The network has never been so heterogeneous and distributed. The complexity of configuration and change management of network elements has never been so high. Architectures built for the network as it was 10 years ago are rapidly losing relevance.
* Managing multiple WAN paths is becoming crucial but existing path selection mechanisms are not aware of the applications and of the underlying network, they cannot efficiently manage/hide their diversity.
* With local Internet breakouts, the security perimeter is becoming distributed but existing solutions, including firewalls, Intrusion Prevention Systems (IPS), Intrusion Detection Systems (IDS), Advanced Threat Protection (APT) that were designed for central locations are too costly to be distributed in the branches.
* Re-creating both a consistent and efficient security perimeter between on-premise assets, off-premise assets, on-premise users and off-premise users is nearly impossible with existing VPN solutions.
* QoS that was already difficult to manage becomes a nightmare to manage. Static policies are not able to follow the dynamics of usage, the traffic matrix is more meshed and complex.
* While network performance can be controlled and optimized on-premise, guaranteeing performance for mobile users and/or off-premise applications is extremely challenging.
* Holistic visibility on the traffic and the network becomes a distributed problem and requires more instrumentation devices than ever.
* Managing SLAs delivered by the multiple network service providers is getting more complex.

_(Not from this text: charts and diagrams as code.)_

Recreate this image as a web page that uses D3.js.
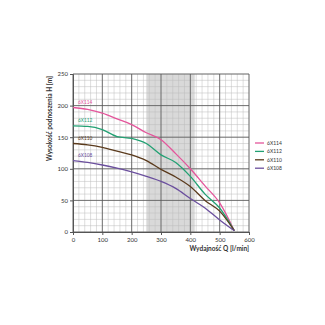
<!DOCTYPE html>
<html>
<head>
<meta charset="utf-8">
<script src="https://cdn.jsdelivr.net/npm/d3@7"></script>
<style>
  body { margin: 0; background: #fff; }
  text { font-family: Lato, "DejaVu Sans", sans-serif; fill: #333; }
</style>
</head>
<body>
<div id="chart"></div>
<script>
var flow = [0, 50, 100, 150, 200, 250, 300, 350, 400, 450, 500, 550]
var h114 = [197, 194, 188, 179, 170, 157, 146, 124, 100, 73, 46, 2]
var h112 = [168, 167, 162, 151, 148, 140, 122, 110, 88, 60, 38, 2]
var h110 = [140, 138, 134, 128, 122, 113, 99, 87, 72, 50, 33, 2]
var h108 = [113, 110, 106, 101, 95, 88, 80, 69, 53, 38, 19, 2]
var seriesNames = ['6X114', '6X112', '6X110', '6X108']
var seriesValues = [h114, h112, h110, h108]
var colors = ['#e4559b', '#22a173', '#5a3a1c', '#6b4f9e']
var xTicks = [0, 100, 200, 300, 400, 500, 600]
var yTicks = [0, 50, 100, 150, 200, 250]
var band = [250, 415]

var width = 325, height = 325
var margin = {top: 74, right: 76, bottom: 93, left: 73}
var w = width - margin.left - margin.right
var h = height - margin.top - margin.bottom

var svg = d3.select('#chart').append('svg')
  .attr('width', width)
  .attr('height', height)

var g = svg.append('g')
  .attr('transform', 'translate(' + margin.left + ',' + margin.top + ')')

var x = d3.scaleLinear().domain([0, 600]).range([0, w])
var y = d3.scaleLinear().domain([0, 250]).range([h, 0])

// shaded working range
g.append('rect')
  .attr('x', x(band[0]))
  .attr('y', 0)
  .attr('width', x(band[1]) - x(band[0]))
  .attr('height', h)
  .attr('fill', '#d9d9d9')

// minor grid
g.append('g').selectAll('line').data(d3.range(0, 601, 20)).enter().append('line')
  .attr('x1', function(d) { return x(d) }).attr('x2', function(d) { return x(d) })
  .attr('y1', 0).attr('y2', h)
  .attr('stroke', '#bdbdbd').attr('stroke-width', 0.5)
g.append('g').selectAll('line').data(d3.range(0, 251, 10)).enter().append('line')
  .attr('y1', function(d) { return y(d) }).attr('y2', function(d) { return y(d) })
  .attr('x1', 0).attr('x2', w)
  .attr('stroke', '#bdbdbd').attr('stroke-width', 0.5)

// major grid
g.append('g').selectAll('line').data(xTicks).enter().append('line')
  .attr('x1', function(d) { return x(d) }).attr('x2', function(d) { return x(d) })
  .attr('y1', 0).attr('y2', h)
  .attr('stroke', '#555').attr('stroke-width', 0.8)
g.append('g').selectAll('line').data(yTicks).enter().append('line')
  .attr('y1', function(d) { return y(d) }).attr('y2', function(d) { return y(d) })
  .attr('x1', 0).attr('x2', w)
  .attr('stroke', '#555').attr('stroke-width', 0.8)

var xAxis = d3.axisBottom(x).tickValues(xTicks).tickSize(3).tickPadding(3)
var yAxis = d3.axisLeft(y).tickValues(yTicks).tickSize(3).tickPadding(2)

g.append('g')
  .attr('transform', 'translate(0,' + h + ')')
  .call(xAxis)
  .call(function(s) {
    s.select('.domain').attr('stroke', '#555')
    s.selectAll('.tick line').attr('stroke', '#555')
    s.selectAll('text').attr('font-size', 6).attr('fill', '#333')
  })

g.append('g')
  .call(yAxis)
  .call(function(s) {
    s.select('.domain').attr('stroke', '#555')
    s.selectAll('.tick line').attr('stroke', '#555')
    s.selectAll('text').attr('font-size', 6).attr('fill', '#333')
  })

var line = d3.line()
  .x(function(d, i) { return x(flow[i]) })
  .y(function(d) { return y(d) })
  .curve(d3.curveMonotoneX)

g.selectAll('.curve').data(seriesValues).enter().append('path')
  .attr('class', 'curve')
  .attr('d', line)
  .attr('fill', 'none')
  .attr('stroke', function(d, i) { return colors[i] })
  .attr('stroke-width', 1.3)

// curve labels
g.selectAll('.clabel').data(seriesValues).enter().append('text')
  .attr('class', 'clabel')
  .attr('x', 5)
  .attr('y', function(d) { return y(d[0]) - 3.5 })
  .attr('font-size', 4.8)
  .style('fill', function(d, i) { return colors[i] })
  .text(function(d, i) { return seriesNames[i] })

// legend
var legend = svg.append('g').attr('transform', 'translate(255,143)')
var item = legend.selectAll('g').data(seriesNames).enter().append('g')
  .attr('transform', function(d, i) { return 'translate(0,' + (i * 8.4) + ')' })
item.append('line')
  .attr('x1', 0).attr('x2', 9).attr('y1', 0).attr('y2', 0)
  .attr('stroke', function(d, i) { return colors[i] })
  .attr('stroke-width', 1.3)
item.append('text')
  .attr('x', 12).attr('y', 1.8)
  .attr('font-size', 5)
  .text(function(d) { return d })

// axis titles
svg.append('text')
  .attr('transform', 'translate(52,' + (margin.top + 2) + ') rotate(-90)')
  .attr('text-anchor', 'end')
  .attr('font-size', 6.5)
  .attr('font-weight', 'bold')
  .text('Wysokość podnoszenia H [m]')

svg.append('text')
  .attr('x', margin.left + w)
  .attr('y', 251)
  .attr('text-anchor', 'end')
  .attr('font-size', 6.5)
  .attr('font-weight', 'bold')
  .text('Wydajność Q [l/min]')
</script>
</body>
</html>
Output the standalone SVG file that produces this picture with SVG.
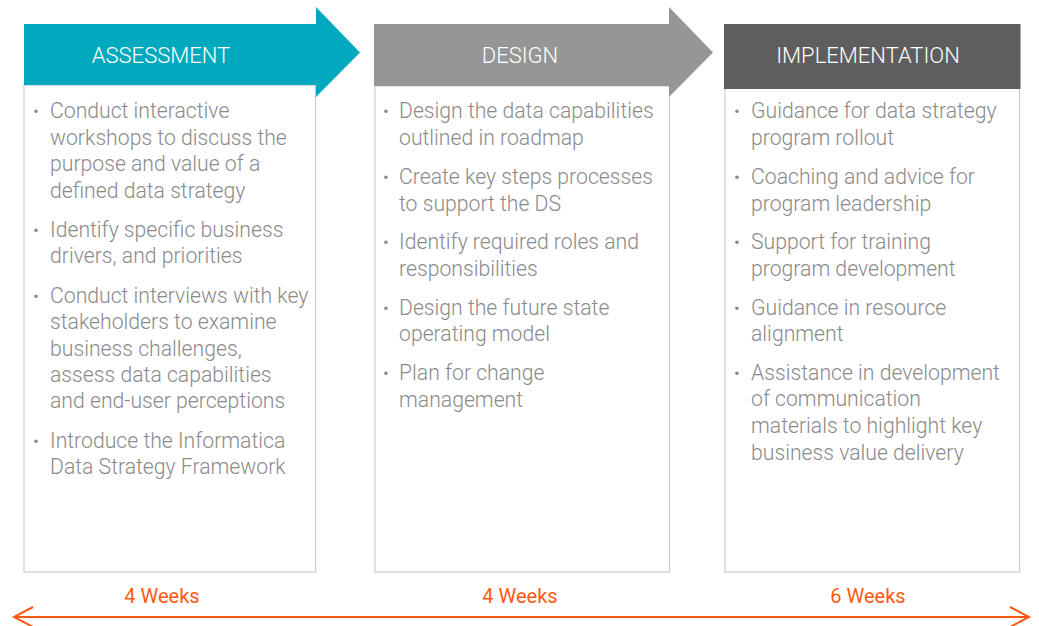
<svg xmlns="http://www.w3.org/2000/svg" width="1039" height="626" viewBox="0 0 1039 626">
  <style>
    .box { fill: #ffffff; stroke: #cccccc; stroke-width: 1.2; }
    .head { font-family: Roboto, "Liberation Sans", sans-serif; font-weight: 300; font-size: 22px; fill: #ffffff; text-anchor: middle; }
    .body { font-family: Roboto, "Liberation Sans", sans-serif; font-weight: 300; font-size: 21.2px; fill: #8a8a8a; }
    .dot { font-family: Roboto, "Liberation Sans", sans-serif; font-size: 17px; fill: #8a8a8a; }
    .dur { font-family: Roboto, "Liberation Sans", sans-serif; font-weight: 400; font-size: 20px; fill: #ff5a14; text-anchor: middle; }
    .timeline { stroke: #ff5a14; stroke-width: 2; fill: none; }
  </style>
  <rect width="1039" height="626" fill="#ffffff"/>

  <!-- Phase 1 -->
  <g id="assessment">
    <rect class="box" x="24" y="85" width="291.5" height="487"/>
    <polygon points="24,24 316,24 316,7 360,52.5 316,97 316,85 24,85" fill="#00a9bd"/>
    <text class="head" x="161" y="63">ASSESSMENT</text>
    <g class="body">
      <text x="50" y="118">Conduct interactive</text>
      <text x="50" y="145">workshops to discuss the</text>
      <text x="50" y="171">purpose and value of a</text>
      <text x="50" y="198">defined data strategy</text>
      <text x="50" y="237">Identify specific business</text>
      <text x="50" y="263">drivers, and priorities</text>
      <text x="50" y="303">Conduct interviews with key</text>
      <text x="50" y="329">stakeholders to examine</text>
      <text x="50" y="356">business challenges,</text>
      <text x="50" y="382">assess data capabilities</text>
      <text x="50" y="408">and end-user perceptions</text>
      <text x="50" y="448">Introduce the Informatica</text>
      <text x="50" y="474">Data Strategy Framework</text>
    </g>
    <g class="dot">
      <text x="33" y="117">•</text>
      <text x="33" y="236">•</text>
      <text x="33" y="302">•</text>
      <text x="33" y="447">•</text>
    </g>
  </g>

  <!-- Phase 2 -->
  <g id="design">
    <rect class="box" x="375" y="86" width="294.5" height="486"/>
    <polygon points="374,24 669,24 669,7 713,52.5 669,97 669,86 374,86" fill="#969696"/>
    <text class="head" x="520" y="63">DESIGN</text>
    <g class="body">
      <text x="399" y="118">Design the data capabilities</text>
      <text x="399" y="145">outlined in roadmap</text>
      <text x="399" y="184">Create key steps processes</text>
      <text x="399" y="211">to support the DS</text>
      <text x="399" y="249">Identify required roles and</text>
      <text x="399" y="276">responsibilities</text>
      <text x="399" y="315">Design the future state</text>
      <text x="399" y="341">operating model</text>
      <text x="399" y="380">Plan for change</text>
      <text x="399" y="407">management</text>
    </g>
    <g class="dot">
      <text x="383" y="117">•</text>
      <text x="383" y="183">•</text>
      <text x="383" y="248">•</text>
      <text x="383" y="314">•</text>
      <text x="383" y="379">•</text>
    </g>
  </g>

  <!-- Phase 3 -->
  <g id="implementation">
    <rect class="box" x="725" y="88" width="294.5" height="484"/>
    <rect x="724" y="24" width="296.5" height="65" fill="#5e5e5e"/>
    <text class="head" x="868" y="63">IMPLEMENTATION</text>
    <g class="body">
      <text x="751" y="118">Guidance for data strategy</text>
      <text x="751" y="145">program rollout</text>
      <text x="751" y="184">Coaching and advice for</text>
      <text x="751" y="211">program leadership</text>
      <text x="751" y="249">Support for training</text>
      <text x="751" y="276">program development</text>
      <text x="751" y="315">Guidance in resource</text>
      <text x="751" y="341">alignment</text>
      <text x="751" y="380">Assistance in development</text>
      <text x="751" y="406">of communication</text>
      <text x="751" y="433">materials to highlight key</text>
      <text x="751" y="460">business value delivery</text>
    </g>
    <g class="dot">
      <text x="734" y="117">•</text>
      <text x="734" y="183">•</text>
      <text x="734" y="248">•</text>
      <text x="734" y="314">•</text>
      <text x="734" y="379">•</text>
    </g>
  </g>

  <!-- Timeline -->
  <g id="connectors">
    <line class="timeline" x1="14" y1="617" x2="1029" y2="617"/>
    <polyline class="timeline" points="33,607 14,617 33,627"/>
    <polyline class="timeline" points="1010,607 1029,617 1010,627"/>
  </g>
  <g id="durations">
    <text class="dur" x="162" y="603">4 Weeks</text>
    <text class="dur" x="520" y="603">4 Weeks</text>
    <text class="dur" x="868" y="603">6 Weeks</text>
  </g>
</svg>
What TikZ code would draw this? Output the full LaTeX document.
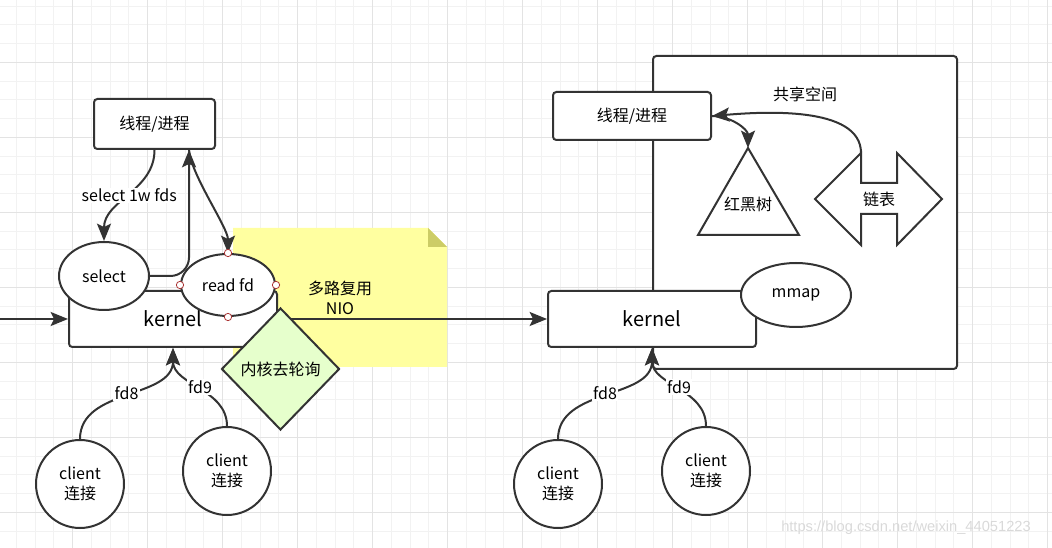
\documentclass[tikz,border=0pt]{standalone}
\usepackage{fontspec}
\setmainfont{Noto Sans CJK SC}
\newfontfamily\wmfont{Liberation Sans}
\usetikzlibrary{arrows.meta,shapes.geometric}

\definecolor{linec}{HTML}{333333}
\definecolor{gridminor}{HTML}{F2F2F2}
\definecolor{gridmajor}{HTML}{E3E3E3}
\definecolor{notefill}{HTML}{FFFFA0}
\definecolor{notefold}{HTML}{CCCC66}
\definecolor{diafill}{HTML}{E6FFCC}
\definecolor{handlec}{HTML}{AA3333}

\begin{document}
\begin{tikzpicture}[x=0.75pt,y=-0.75pt,
    font=\fontsize{12}{15}\selectfont,
    box/.style={draw=linec,line width=1.5pt,rounded corners=2.5pt,fill=white,inner sep=0pt},
    oval/.style={draw=linec,line width=1.5pt,ellipse,fill=white,inner sep=0pt},
    client/.style={draw=linec,line width=1.5pt,circle,fill=white,minimum size=66pt,inner sep=0pt,align=center},
    conn/.style={draw=linec,line width=1.5pt,-{Stealth[length=13pt,width=10.5pt,inset=2.5pt]}},
    lbl/.style={fill=white,inner sep=1pt},
    handle/.style={draw=handlec,fill=white,circle,minimum size=5.5pt,inner sep=0pt,line width=0.6pt}]
  \useasboundingbox (0,0) rectangle (1052,548);

  % grid
  \foreach \i in {0,...,55}
    \draw[gridminor,line width=0.75pt] ({16.45+18.75*\i},0) -- ({16.45+18.75*\i},548);
  \foreach \j in {0,...,28}
    \draw[gridminor,line width=0.75pt] (0,{6.05+18.75*\j}) -- (1052,{6.05+18.75*\j});
  \foreach \i in {3,7,...,55}
    \draw[gridmajor,line width=0.75pt] ({16.45+18.75*\i},0) -- ({16.45+18.75*\i},548);
  \foreach \j in {3,7,...,27}
    \draw[gridmajor,line width=0.75pt] (0,{6.05+18.75*\j}) -- (1052,{6.05+18.75*\j});

  % note
  \fill[notefill] (233,228) -- (428,228) -- (447,247) -- (447,367) -- (233,367) -- cycle;
  \fill[notefold] (428,228) -- (447,247) -- (428,247) -- cycle;
  \node (mux) at (340,298) [align=center] {多路复用\\NIO};

  % shared space
  \node[box,minimum width=228pt,minimum height=234.75pt] (shm) at (805,212.5) {};
  \node (share) at (805,94) {共享空间};

  % left side
  \node[box,minimum width=90.75pt,minimum height=37.5pt] (procL) at (154.5,124) {线程/进程};
  \node[box,minimum width=156pt,minimum height=42pt,font=\fontsize{15}{18}\selectfont] (kernL) at (173,319) {kernel};
  \node[oval,minimum width=67.5pt,minimum height=51pt] (sel) at (104,276) {select};
  \node[oval,minimum width=70.5pt,minimum height=46.5pt] (readfd) at (228,285) {read fd};
  \node[client] (cl1) at (80,484) {client\\连接};
  \node[client] (cl2) at (227,471) {client\\连接};
  \coordinate (entry) at (0,319);
  \coordinate (tip) at ([xshift=25.9pt]procL.south);

  % right side
  \node[box,minimum width=118.5pt,minimum height=36pt] (procR) at (632,116) {线程/进程};
  \node[box,minimum width=156pt,minimum height=42pt,font=\fontsize{15}{18}\selectfont] (kernR) at (652,319) {kernel};
  \node[oval,minimum width=82.5pt,minimum height=48pt] (mmap) at (796,295) {mmap};
  \draw[linec,line width=1.5pt,line join=miter] (748,148) -- (799,235) -- (698,235) -- cycle;
  \coordinate (apex) at (748,148);
  \node (rbt) at (748,204) {红黑树};
  \draw[linec,line width=1.5pt,line join=miter] (815,199) -- (861,153) -- (861,183) -- (897,183) -- (897,153)
    -- (942,199) -- (897,245) -- (897,214) -- (861,214) -- (861,245) -- cycle;
  \node (list) at (879,199) {链表};
  \coordinate (lhead) at (861,153);
  \node[client] (cr1) at (558,484) {client\\连接};
  \node[client] (cr2) at (706,471) {client\\连接};

  % connectors
  \draw[conn] (entry) -- (kernL.west);
  \draw[conn] (kernL.east) -- (kernR.west);
  \draw[conn] (procL.south) to[out=-90,in=90] node[lbl] {select 1w fds} (sel.north);
  \draw[conn,rounded corners=14pt] (sel.east) -| (tip);
  \draw[conn] (tip) to[out=-85,in=90,looseness=0.6] (readfd.north);
  \draw[conn] (cl1.north) to[out=90,in=-90] node[lbl] {fd8} (kernL.south);
  \draw[conn] (cl2.north) to[out=90,in=-90] node[lbl] {fd9} (kernL.south);
  \draw[conn] (cr1.north) to[out=90,in=-90] node[lbl] {fd8} (kernR.south);
  \draw[conn] (cr2.north) to[out=90,in=-90] node[lbl] {fd9} (kernR.south);
  \draw[conn] (lhead) .. controls (861,105) and (760,112) .. (procR.east);
  \draw[conn] (procR.east) to[out=0,in=90] (apex);

  % polling diamond
  \node[draw=linec,line width=1.5pt,diamond,fill=diafill,minimum width=88.5pt,minimum height=91.5pt,inner sep=0pt] (poll) at (280.5,369) {内核去轮询};

  % selection handles
  \foreach \a in {north,south,east,west}
    \node[handle] (h\a) at (readfd.\a) {};

  \node[text=gray!30,font=\wmfont\fontsize{11}{13}\selectfont] (wm) at (906,528) {https://blog.csdn.net/weixin\_44051223};
\end{tikzpicture}
\end{document}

Visibility on the performance delivered by off-premise cloud service providers is a new problem without a practical solution.
Over the past few years, a novel architecture has emerged to solve similar problems at the data centre level: Software Defined Networking (SDN). SDN provides multiple benefits that can be summarized by having a network that is able to support the most modern data centre workloads and create opex and capex savings at the same time.
Today, vendors are emerging with solutions to deliver guaranteed application performance to the modern users and workloads of the hybrid enterprise, by applying the SDN principles to the WAN in the form of so called SD-WAN solutions. While the market for an SD-WAN solution begins to emerge, the requirements for an excellent SD-WAN solution appear clearly:
* Optimisation capabilities for on-premise and Cloud based applications like Office 365 or Salesforce.com.
* A network and application aware path selection capability to direct traffic on the appropriate network (MPLS, Internet, etc).
* Dynamic tunnelling with central control plane allowing secure backhauling of branch traffic to the corporate data centre across the Internet.
* A simple interface to zScaler or other cloud-based security services enabling local Internet breakouts without requiring further investment in on-premise Internet security appliances.
* Inbound QoS to manage local Internet breakouts and protect business Internet against surges in recreational Internet.
* Deep and wide visibility on all assets interconnected by the SD-WAN with holistic visibility on network usage, performance and integration with end-user experience monitoring of on-premise and SaaS applications.

In addition, a proper SD-WAN central management console is one that marks the start of an era of dramatic improvement of manageability and usability of control capabilities. While some capabilities like optimization are praised for their ease of use, for years, control capabilities like QoS, path selection or VPN that the industry has delivered have been a nightmare to manage. Ideal SD-WAN management consoles expose to the users an intuitive interface and management plane based on high level abstractions like applications, sites, uplinks or networks that matches the way they see their IT environment. Ideal SD-WAN solutions shall rely on a control plane designed to support intent based configuration that provides a translation of global parameters into local policies.

Thanks to SD-WAN, customers should be able to implement new, more efficient, configuration and change management workflows that make hybrid-networking capabilities really usable. SD-WAN has the potential to deliver to the business, the performance and agility they need for business critical applications, while controlling and reducing network costs at the same time.